Mehrkostenregelung

Quittungen für Apotheken-Beratung Patrick Hollstein, 30.09.2010 12:51 Uhr

Berlin - 

Eigentlich wollte Schwarz-Gelb mit der Mehrkostenregelung patientenfreundlich sein: Wer partout kein Rabattarzneimittel will, soll künftig gegen Aufzahlung das Präparat seiner Wahl bekommen. Weil dabei aber die Verträge mit den Herstellern geheim bleiben müssen, sollen die Versicherten zunächst in Vorleistung gehen. Nicht nur Industrie und Kassen, sondern auch die Verbraucher halten davon wenig. Sie fürchten, in den Apotheken über den Tisch gezogen zu werden.

Der Sozialverband VdK Deutschland lehnt die Regelung wegen der assymetrischen Informationsverteilung ab: „Es ist zu befürchten, dass Versicherte in die Kostenerstattung gedrängt werden, ohne die Konsequenzen ihres Handelns voll zu überblicken“, schreibt der VdK in seiner Stellungnahme zum Arzneimittelmarkt-Neuordnungsgesetz (AMNOG).

Bei der Anhörung im Gesundheitsausschuss des Bundestages forderte der VdK daher, dass sich die Apotheker die Beratung über die Mehrkosten schriftlich vom Versicherten quittieren lassen müssen. Auf diese Weise soll ihnen ihre Pflicht zur unabhängigen Information in Erinnerung gerufen werden.

Die Dienstleistungsgewerkschaft verdi formulierte es vor den Gesundheitsexperten der Fraktionen noch unmissverständlicher: Die scheinbare Wahlfreiheit eröffne neue Verkaufsstrategien für nicht rabattierte Medikamente. Die Auswahl erfolge dann aber nicht mehr danach, was gut sei, sondern was am besten in der Apotheken Umschau beworben werde, sagte verdi-Gesundheitsexperte Herbert Weisbrod-Frey.

Auch der Sozialverband Deutschland (SoVD) befürchtet, dass die Patienten durch „direktes Marketing oder auch durch Werbung über die Apotheken“ beeinflusst werden könnten.


Die BAG Selbsthilfe hält es für unabdingbar, dass sich die Patienten „objektiv und unabhängig“ über Unterschiede zwischen Rabatt- und Aufzahlungs-Arzneimittel informieren können, beispielsweise auf einer „übersichtlichen und unabhängigen Plattform zu den entsprechenden Medikamenten“. Ansonsten entstehe zwangsläufig der Eindruck, Rabattarzneimittel seien Medikamente zweiter Klasse.

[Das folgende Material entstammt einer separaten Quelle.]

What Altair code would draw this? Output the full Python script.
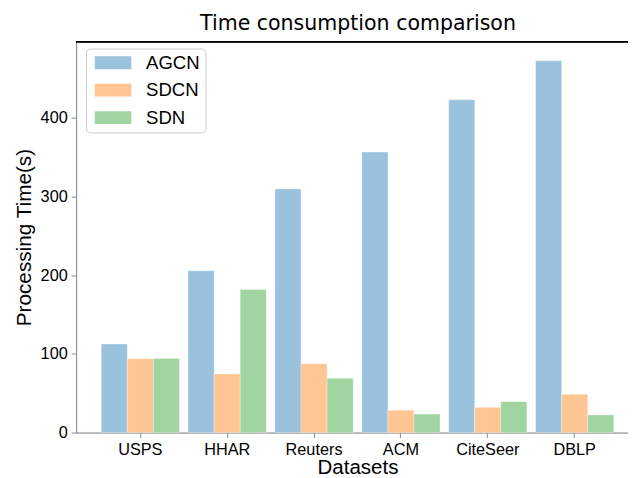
import altair as alt
import pandas as pd

datasets = ["USPS", "HHAR", "Reuters", "ACM", "CiteSeer", "DBLP"]
methods = ["AGCN", "SDCN", "SDN"]
agcn = [112.5, 205.6, 309.7, 356.5, 423.0, 472.7]
sdcn = [93.8, 74.5, 87.5, 28.4, 32.0, 48.6]
sdn = [94.0, 181.8, 69.0, 23.5, 39.3, 22.3]
colors = ["#9ac2dd", "#ffc593", "#a0d4a0"]
y_ticks = [0, 100, 200, 300, 400]

rows = []
for i, d in enumerate(datasets):
    for m, vals in zip(methods, [agcn, sdcn, sdn]):
        rows.append({"Dataset": d, "Method": m, "Time": vals[i]})
df = pd.DataFrame(rows)

FONT = "DejaVu Sans"
W, H = 559, 396

bars = alt.Chart(df).mark_bar(stroke="#ffffff", strokeWidth=0.6, strokeOpacity=0.5).encode(
    x=alt.X("Dataset:N", sort=datasets,
            scale=alt.Scale(range=[0, 570], paddingInner=0.1, paddingOuter=0.289),
            axis=alt.Axis(title="Datasets", labelAngle=0, labelFontSize=16.5, titleFontSize=20.8,
                          titleFontWeight="normal", labelPadding=4, tickSize=5,
                          titleX=285, titlePadding=0)),
    xOffset=alt.XOffset("Method:N", sort=methods, scale=alt.Scale(paddingInner=0, paddingOuter=0)),
    y=alt.Y("Time:Q", scale=alt.Scale(domain=[0, 497], nice=False),
            axis=alt.Axis(title="Processing Time(s)", values=y_ticks, labelFontSize=16.5,
                          titleFontSize=21, titleFontWeight="normal", tickSize=5,
                          labelPadding=4, titlePadding=6, grid=False)),
    color=alt.Color("Method:N", sort=methods,
                    scale=alt.Scale(domain=methods, range=colors),
                    legend=alt.Legend(title=None, orient="none", legendX=10, legendY=7,
                                      symbolType="M-2.85,-1H2.85V1H-2.85Z", symbolSize=169,
                                      symbolOffset=13, labelOffset=24, padding=5,
                                      rowPadding=7.8, labelFontSize=18.8, symbolStrokeWidth=0,
                                      fillColor="#ffffff", strokeColor="#cccccc",
                                      cornerRadius=4, symbolOpacity=1)),
)

top = alt.Chart(df).mark_rule(color="#000000", strokeWidth=1).encode(
    x=alt.value(0), x2=alt.value(W), y=alt.value(0)
)

chart = alt.layer(bars, top).properties(
    width=W, height=H,
    title=alt.TitleParams("Time consumption comparison", fontSize=20.8, fontWeight="normal",
                          font=FONT, anchor="middle", dx=6, offset=6),
    autosize=alt.AutoSizeParams(type="none"),
    padding={"left": 69, "top": 31, "right": 0, "bottom": 43},
).configure_view(stroke=None).configure_axis(
    domainColor="#000000", tickColor="#000000", labelColor="#000000", titleColor="#000000",
    labelFont=FONT, titleFont=FONT, domainWidth=1, tickWidth=1,
).configure_legend(labelFont=FONT, labelColor="#000000").configure(background="#ffffff")

chart.save("out.html", embed_options={"renderer": "svg", "actions": False})
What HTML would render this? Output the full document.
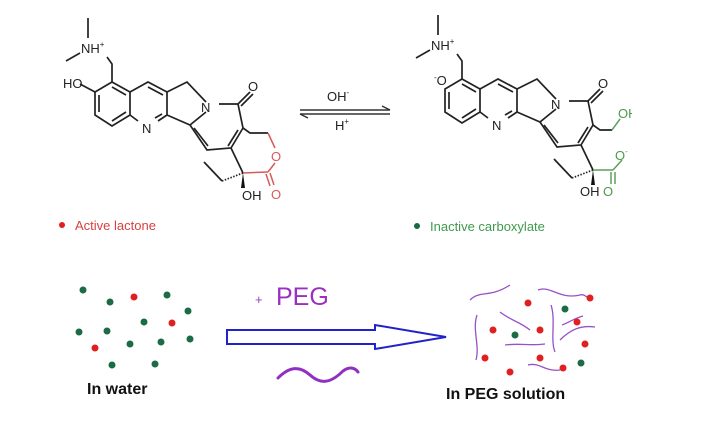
<!DOCTYPE html>
<html><head><style>
html,body{margin:0;padding:0;background:#fff;}
svg{display:block;font-family:"Liberation Sans",Arial,sans-serif;}
</style></head><body>
<svg width="706" height="434" viewBox="0 0 706 434" xmlns="http://www.w3.org/2000/svg">
<defs>
<g id="core" fill="none" stroke="#222" stroke-width="1.7">
  <line x1="88" y1="18" x2="88" y2="38"/>
  <line x1="66" y1="61" x2="80" y2="53"/>
  <polyline points="107,57 112,64 112,82"/>
  <polygon points="112,82 95,92 95,115 112,126 130,115 130,92"/>
  <line x1="99" y1="95" x2="99" y2="112"/>
  <line x1="112" y1="121" x2="126" y2="112"/>
  <line x1="112" y1="87" x2="126" y2="95"/>
  <polyline points="130,92 148,82 167,92 167,115 158,121"/>
  <line x1="138" y1="121" x2="130" y2="115"/>
  <line x1="148" y1="87" x2="163" y2="95"/>
  <line x1="162" y1="114" x2="155" y2="118"/>
  <polyline points="167,92 187,82 206,102"/>
  <polyline points="167,115 190,125 206,112"/>
  <polyline points="219,104 238,104 243,128 231,148 207,150 190,125"/>
  <line x1="194" y1="128" x2="208" y2="146"/>
  <line x1="238" y1="130" x2="228" y2="146"/>
  <line x1="238" y1="104" x2="250" y2="92"/>
  <line x1="241" y1="106" x2="253" y2="94"/>
  <line x1="231" y1="148" x2="243" y2="173"/>
  <line x1="243" y1="173" x2="222" y2="181" stroke-dasharray="1.5,1.5"/>
  <line x1="222" y1="181" x2="204" y2="162"/>
  <polygon points="243,173 241,188 245,188" fill="#111" stroke="none"/>
</g>
</defs>

<use href="#core"/>
<text x="81" y="53" font-size="13" fill="#222">NH<tspan font-size="8" dy="-6">+</tspan></text>
<text x="63" y="88" font-size="13" fill="#222">HO</text>
<line x1="80" y1="84" x2="95" y2="92" stroke="#222" stroke-width="1.7"/>
<text x="201" y="112" font-size="13" fill="#222">N</text>
<text x="142" y="133" font-size="13" fill="#222">N</text>
<text x="248" y="91" font-size="13" fill="#222">O</text>
<g fill="none" stroke="#222" stroke-width="1.7"><polyline points="243,128 250,133 268,133"/></g>
<g fill="none" stroke="#d85a5a" stroke-width="1.5">
  <line x1="268" y1="133" x2="275" y2="148"/>
  <line x1="275" y1="163" x2="268" y2="172"/>
  <line x1="243" y1="173" x2="268" y2="172"/>
  <line x1="266" y1="174" x2="270" y2="186"/>
  <line x1="270" y1="173" x2="274" y2="185"/>
</g>
<text x="271" y="161" font-size="13" fill="#d85a5a">O</text>
<text x="271" y="199" font-size="13" fill="#d85a5a">O</text>
<text x="242" y="200" font-size="13" fill="#222">OH</text>

<circle cx="62" cy="225" r="3" fill="#e02020"/>
<text x="75" y="230" font-size="13" fill="#d84040">Active lactone</text>

<text x="327" y="101" font-size="13" fill="#222">OH<tspan font-size="8" dy="-6">-</tspan></text>
<text x="335" y="130" font-size="13" fill="#222">H<tspan font-size="8" dy="-6">+</tspan></text>
<g stroke="#333" stroke-width="1.5" fill="none">
  <line x1="300" y1="110" x2="390" y2="110"/>
  <polyline points="382,106 390,110"/>
  <line x1="300" y1="114" x2="390" y2="114"/>
  <polyline points="300,114 308,118"/>
</g>

<g transform="translate(350,-3)">
<use href="#core"/>
<text x="81" y="53" font-size="13" fill="#222">NH<tspan font-size="8" dy="-6">+</tspan></text>
<text x="84" y="88" font-size="13" fill="#222"><tspan font-size="8" dy="-5">-</tspan><tspan dy="5">O</tspan></text>
<text x="201" y="112" font-size="13" fill="#222">N</text>
<text x="142" y="133" font-size="13" fill="#222">N</text>
<text x="248" y="91" font-size="13" fill="#222">O</text>
<g fill="none" stroke="#222" stroke-width="1.7"><polyline points="243,128 250,133 262,133"/></g>
<g fill="none" stroke="#5aa05a" stroke-width="1.5">
  <line x1="243" y1="173" x2="263" y2="173"/>
  <line x1="263" y1="173" x2="272" y2="163"/>
  <line x1="261" y1="175" x2="261" y2="187"/>
  <line x1="265" y1="175" x2="265" y2="187"/>
  <line x1="262" y1="133" x2="270" y2="122"/>
</g>
<text x="268" y="121" font-size="13" fill="#4a9a4a">OH</text>
<text x="265" y="163" font-size="13" fill="#4a9a4a">O<tspan font-size="8" dy="-6">-</tspan></text>
<text x="253" y="199" font-size="13" fill="#4a9a4a">O</text>
<text x="230" y="199" font-size="13" fill="#222">OH</text>
</g>
<rect x="632" y="95" width="74" height="30" fill="#fff"/>

<circle cx="417" cy="226" r="3" fill="#1a6a40"/>
<text x="430" y="231" font-size="13" fill="#3f9a4a">Inactive carboxylate</text>

<g fill="#1b6b45">
<circle cx="83" cy="290" r="3.5"/><circle cx="110" cy="302" r="3.5"/><circle cx="167" cy="295" r="3.5"/>
<circle cx="188" cy="311" r="3.5"/><circle cx="144" cy="322" r="3.5"/><circle cx="79" cy="332" r="3.5"/>
<circle cx="107" cy="331" r="3.5"/><circle cx="130" cy="344" r="3.5"/><circle cx="161" cy="342" r="3.5"/>
<circle cx="190" cy="339" r="3.5"/><circle cx="112" cy="365" r="3.5"/><circle cx="155" cy="364" r="3.5"/>
</g>
<g fill="#e02020">
<circle cx="134" cy="297" r="3.5"/><circle cx="172" cy="323" r="3.5"/><circle cx="95" cy="348" r="3.5"/>
</g>

<text x="255" y="304" font-size="13" fill="#9b40c0">+</text>
<text x="276" y="305" font-size="25" fill="#9b30c0">PEG</text>
<polygon points="227,330 375,330 375,325 446,337 375,349 375,344 227,344" fill="none" stroke="#2222cc" stroke-width="2"/>
<path d="M278,378 C290,366 300,366 310,375 C320,384 330,384 343,371 C350,366 355,368 358,372" fill="none" stroke="#9030c0" stroke-width="3" stroke-linecap="round"/>

<text x="87" y="394" font-size="16" font-weight="bold" fill="#111">In water</text>
<text x="446" y="399" font-size="16" font-weight="bold" fill="#111">In PEG solution</text>

<g fill="none" stroke="#9a50c8" stroke-width="1.3">
<path d="M470,300 C480,290 490,298 510,285"/>
<path d="M538,290 C550,285 560,300 580,295 C585,293 588,300 590,297"/>
<path d="M477,315 C472,330 480,345 476,360"/>
<path d="M500,312 C510,320 520,322 530,330"/>
<path d="M551,305 C556,320 550,340 555,352"/>
<path d="M560,340 C570,330 580,325 595,327"/>
<path d="M505,345 C520,343 530,346 545,344"/>
<path d="M528,365 C540,362 545,372 560,370"/>
<path d="M562,325 C570,322 575,318 583,316"/>
</g>
<g fill="#e02020">
<circle cx="528" cy="303" r="3.5"/><circle cx="590" cy="298" r="3.5"/><circle cx="577" cy="322" r="3.5"/>
<circle cx="493" cy="330" r="3.5"/><circle cx="540" cy="330" r="3.5"/><circle cx="585" cy="344" r="3.5"/>
<circle cx="485" cy="358" r="3.5"/><circle cx="540" cy="358" r="3.5"/><circle cx="510" cy="372" r="3.5"/>
<circle cx="563" cy="368" r="3.5"/>
</g>
<g fill="#1b6b45">
<circle cx="565" cy="309" r="3.5"/><circle cx="515" cy="335" r="3.5"/><circle cx="581" cy="363" r="3.5"/>
</g>
</svg>
</body></html>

Die Vorkasse-Regelung halten die Verbände nicht nur für unzweckmäßg, sondern auch für teurer, da die pauschalen Rückvergütungen der Kassen durch Abschläge für Verwaltungskosten und fehlende Wirtschaftlichkeitsprüfungen reduziert würden. Ohnehin gebe es keinen Grund für die Vorkasse - es sei denn, man verstehe sie als ersten Schritt zu der von Bundesgesundheitsminister Dr. Philipp Rösler (FDP) geplanten generellen Ausweitung der Kostenerstattung.